■ **Your objective**
Select the lines that hold the word "this" and copy each one.

■ **Supplied entries**
==*==

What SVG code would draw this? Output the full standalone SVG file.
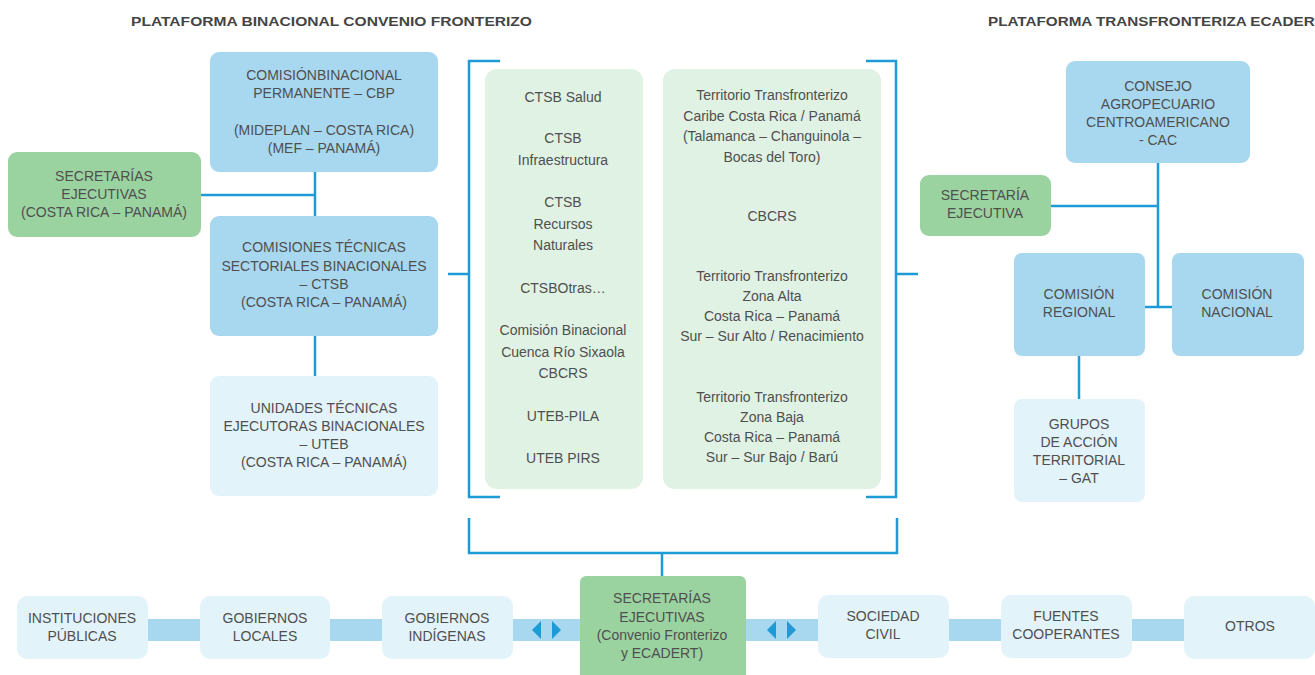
<svg xmlns="http://www.w3.org/2000/svg" width="1315" height="675" viewBox="0 0 1315 675">
<style>
text{font-family:"Liberation Sans",Arial,sans-serif;font-size:14px;fill:#4f4f4f;text-anchor:middle}
.title{font-weight:bold;font-size:13px;fill:#444;text-anchor:start}
.blue{fill:#a8d8ef}
.pale{fill:#e3f3fa}
.green{fill:#9bd3a0}
.lgreen{fill:#e0f2e4}
.ln{fill:none;stroke:#1e9ad6;stroke-width:2.5}
.tri{fill:#1e9ad6}
</style>
<rect width="1315" height="675" fill="#fff"/>
<text class="title" x="131" y="26" textLength="401" lengthAdjust="spacingAndGlyphs">PLATAFORMA BINACIONAL CONVENIO FRONTERIZO</text>
<text class="title" x="988" y="26" textLength="336" lengthAdjust="spacingAndGlyphs">PLATAFORMA TRANSFRONTERIZA ECADERT</text>

<g id="connectors">
<path class="ln" d="M315 172V216M201 195H315M315 336V376"/>
<path class="ln" d="M500 61H469V497H500M448 274H469"/>
<path class="ln" d="M866 61H896V497H866M896 274H918"/>
<path class="ln" d="M469 518V553H897V518M662 553V576"/>
<path class="ln" d="M1158 163V307M1051 206H1158M1145 307H1172M1079 356V399"/>
<rect x="148" y="619" width="1040" height="22" class="blue"/>
<polygon class="tri" points="532,630 541,621 541,639"/>
<polygon class="tri" points="552,621 561,630 552,639"/>
<polygon class="tri" points="767,630 776,621 776,639"/>
<polygon class="tri" points="787,621 796,630 787,639"/>
</g>

<g id="cbp"><rect x="210" y="52" width="228" height="120" rx="9" class="blue"/>
<text x="324" y="80">COMISIÓNBINACIONAL</text><text x="324" y="98">PERMANENTE – CBP</text>
<text x="324" y="135">(MIDEPLAN – COSTA RICA)</text><text x="324" y="153">(MEF – PANAMÁ)</text></g>

<g id="sec-left"><rect x="8" y="152" width="193" height="85" rx="9" class="green"/>
<text x="104" y="181">SECRETARÍAS</text><text x="104" y="199">EJECUTIVAS</text><text x="104" y="217">(COSTA RICA – PANAMÁ)</text></g>

<g id="ctsb"><rect x="210" y="216" width="228" height="120" rx="9" class="blue"/>
<text x="324" y="252">COMISIONES TÉCNICAS</text><text x="324" y="271">SECTORIALES BINACIONALES</text>
<text x="324" y="289">– CTSB</text><text x="324" y="307">(COSTA RICA – PANAMÁ)</text></g>

<g id="uteb"><rect x="210" y="376" width="228" height="120" rx="9" class="pale"/>
<text x="324" y="413">UNIDADES TÉCNICAS</text><text x="324" y="431">EJECUTORAS BINACIONALES</text>
<text x="324" y="449">– UTEB</text><text x="324" y="467">(COSTA RICA – PANAMÁ)</text></g>

<g id="list-ctsb"><rect x="485" y="69" width="158" height="420" rx="12" class="lgreen"/>
<text x="563" y="102">CTSB Salud</text>
<text x="563" y="143">CTSB</text><text x="563" y="165">Infraestructura</text>
<text x="563" y="207">CTSB</text><text x="563" y="229">Recursos</text><text x="563" y="250">Naturales</text>
<text x="563" y="293">CTSBOtras…</text>
<text x="563" y="335">Comisión Binacional</text><text x="563" y="357">Cuenca Río Sixaola</text><text x="563" y="378">CBCRS</text>
<text x="563" y="421">UTEB-PILA</text>
<text x="563" y="463">UTEB PIRS</text></g>

<g id="list-territorios"><rect x="663" y="69" width="218" height="420" rx="12" class="lgreen"/>
<text x="772" y="100">Territorio Transfronterizo</text><text x="772" y="121">Caribe Costa Rica / Panamá</text>
<text x="772" y="141">(Talamanca – Changuinola –</text><text x="772" y="162">Bocas del Toro)</text>
<text x="772" y="221">CBCRS</text>
<text x="772" y="281">Territorio Transfronterizo</text><text x="772" y="301">Zona Alta</text>
<text x="772" y="321">Costa Rica – Panamá</text><text x="772" y="341">Sur – Sur Alto / Renacimiento</text>
<text x="772" y="402">Territorio Transfronterizo</text><text x="772" y="422">Zona Baja</text>
<text x="772" y="442">Costa Rica – Panamá</text><text x="772" y="462">Sur – Sur Bajo / Barú</text></g>

<g id="cac"><rect x="1066" y="61" width="184" height="102" rx="9" class="blue"/>
<text x="1158" y="91">CONSEJO</text><text x="1158" y="109">AGROPECUARIO</text>
<text x="1158" y="127">CENTROAMERICANO</text><text x="1158" y="145">- CAC</text></g>

<g id="sec-right"><rect x="920" y="175" width="131" height="61" rx="9" class="green"/>
<text x="985" y="200">SECRETARÍA</text><text x="985" y="218">EJECUTIVA</text></g>

<g id="com-regional"><rect x="1014" y="253" width="131" height="103" rx="8" class="blue"/>
<text x="1079" y="299">COMISIÓN</text><text x="1079" y="317">REGIONAL</text></g>

<g id="com-nacional"><rect x="1172" y="253" width="132" height="103" rx="8" class="blue"/>
<text x="1237" y="299">COMISIÓN</text><text x="1237" y="317">NACIONAL</text></g>

<g id="gat"><rect x="1014" y="399" width="131" height="103" rx="8" class="pale"/>
<text x="1079" y="429">GRUPOS</text><text x="1079" y="447">DE ACCIÓN</text>
<text x="1079" y="465">TERRITORIAL</text><text x="1079" y="483">– GAT</text></g>

<g id="inst"><rect x="17" y="596" width="131" height="63" rx="10" class="pale"/>
<text x="82" y="623">INSTITUCIONES</text><text x="82" y="641">PÚBLICAS</text></g>
<g id="gob-locales"><rect x="200" y="596" width="130" height="63" rx="10" class="pale"/>
<text x="265" y="623">GOBIERNOS</text><text x="265" y="641">LOCALES</text></g>
<g id="gob-indigenas"><rect x="382" y="596" width="131" height="63" rx="10" class="pale"/>
<text x="447" y="623">GOBIERNOS</text><text x="447" y="641">INDÍGENAS</text></g>
<g id="sec-center"><rect x="580" y="576" width="166" height="112" rx="6" class="green"/>
<text x="662" y="603">SECRETARÍAS</text><text x="662" y="622">EJECUTIVAS</text>
<text x="662" y="640">(Convenio Fronterizo</text><text x="662" y="658">y ECADERT)</text></g>
<g id="sociedad"><rect x="818" y="595" width="131" height="63" rx="10" class="pale"/>
<text x="883" y="621">SOCIEDAD</text><text x="883" y="639">CIVIL</text></g>
<g id="fuentes"><rect x="1001" y="595" width="131" height="63" rx="10" class="pale"/>
<text x="1066" y="621">FUENTES</text><text x="1066" y="639">COOPERANTES</text></g>
<g id="otros"><rect x="1184" y="596" width="131" height="63" rx="10" class="pale"/>
<text x="1250" y="631">OTROS</text></g>
</svg>
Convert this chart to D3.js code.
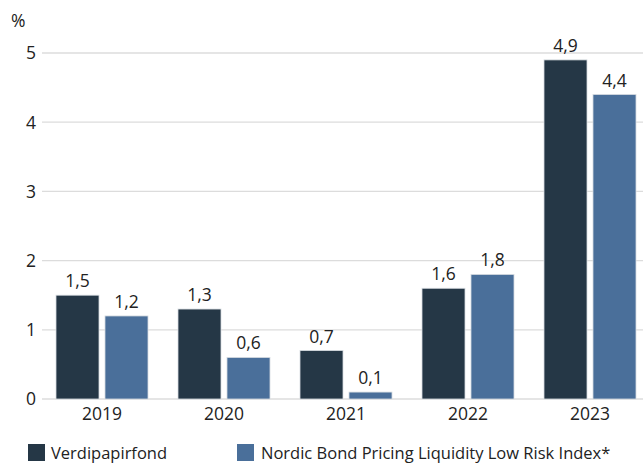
<!DOCTYPE html>
<html><head><meta charset="utf-8">
<script src="https://cdn.jsdelivr.net/npm/d3@7"></script>
<style>body{margin:0;background:#fff}svg{display:block;font-family:"Open Sans",Lato,sans-serif}</style>
</head><body>
<svg id="c" width="643" height="463"></svg>
<script>
const years = ["2019","2020","2021","2022","2023"];
const seriesNames = ["Verdipapirfond","Nordic Bond Pricing Liquidity Low Risk Index*"];
const verdipapirfond = [1.5,1.3,0.7,1.6,4.9];
const nordicIndex = [1.2,0.6,0.1,1.8,4.4];
const yTicks = [0,1,2,3,4,5];
const colors = ["#253746","#4a6f9a"];
const NUM = 17.5;

const svg = d3.select("#c");
const y = d3.scaleLinear().domain([0,5]).range([399,53]);
const x0 = d3.scaleBand().domain(years).range([41,651]).paddingInner(0.246).paddingOuter(0.123);
const x1 = d3.scaleBand().domain(seriesNames).range([0,x0.bandwidth()]).paddingInner(0.1224);

// grid
svg.append("g").selectAll("line").data(yTicks).join("line")
  .attr("x1",42).attr("x2",643).attr("y1",d=>y(d)).attr("y2",d=>y(d))
  .attr("stroke","#dcdcdc").attr("stroke-width",1.3);

// y labels
svg.append("g").selectAll("text").data(yTicks).join("text")
  .attr("x",36).attr("y",d=>y(d)).attr("dy","0.36em").attr("text-anchor","end")
  .attr("font-size",NUM).attr("fill","#222").text(d=>d);
svg.append("text").attr("x",11).attr("y",27).attr("font-size",NUM).attr("fill","#222").text("%");

const data = years.map((yr,i)=>({year:yr, vals:[verdipapirfond[i], nordicIndex[i]]}));
const g = svg.append("g").selectAll("g").data(data).join("g")
  .attr("transform",d=>`translate(${x0(d.year)},0)`);
g.selectAll("rect").data(d=>d.vals.map((v,j)=>({v,j}))).join("rect")
  .attr("x",d=>x1(seriesNames[d.j])).attr("width",x1.bandwidth())
  .attr("y",d=>y(d.v)).attr("height",d=>y(0)-y(d.v))
  .attr("fill",d=>colors[d.j]).attr("stroke","#d6dbe0").attr("stroke-width",0.8);
g.selectAll("text").data(d=>d.vals.map((v,j)=>({v,j}))).join("text")
  .attr("x",d=>x1(seriesNames[d.j])+x1.bandwidth()/2).attr("y",d=>y(d.v)-8)
  .attr("text-anchor","middle").attr("font-size",NUM).attr("fill","#222")
  .text(d=>d3.format(".1f")(d.v).replace(".",","));

// x labels
svg.append("g").selectAll("text").data(years).join("text")
  .attr("x",d=>x0(d)+x0.bandwidth()/2).attr("y",420).attr("text-anchor","middle")
  .attr("font-size",NUM).attr("fill","#222").text(d=>d);

// legend
const leg = [{x:28,tx:51},{x:237,tx:261}];
seriesNames.forEach((s,i)=>{
  svg.append("rect").attr("x",leg[i].x).attr("y",444).attr("width",17).attr("height",17).attr("fill",colors[i]);
  svg.append("text").attr("x",leg[i].tx).attr("y",459).attr("font-size",16.5).attr("fill","#222").text(s);
});
</script>
</body></html>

==*==

■ **The solution**
What SVG code would draw this? Output the full standalone SVG file.
Convert this chart to D3.js code.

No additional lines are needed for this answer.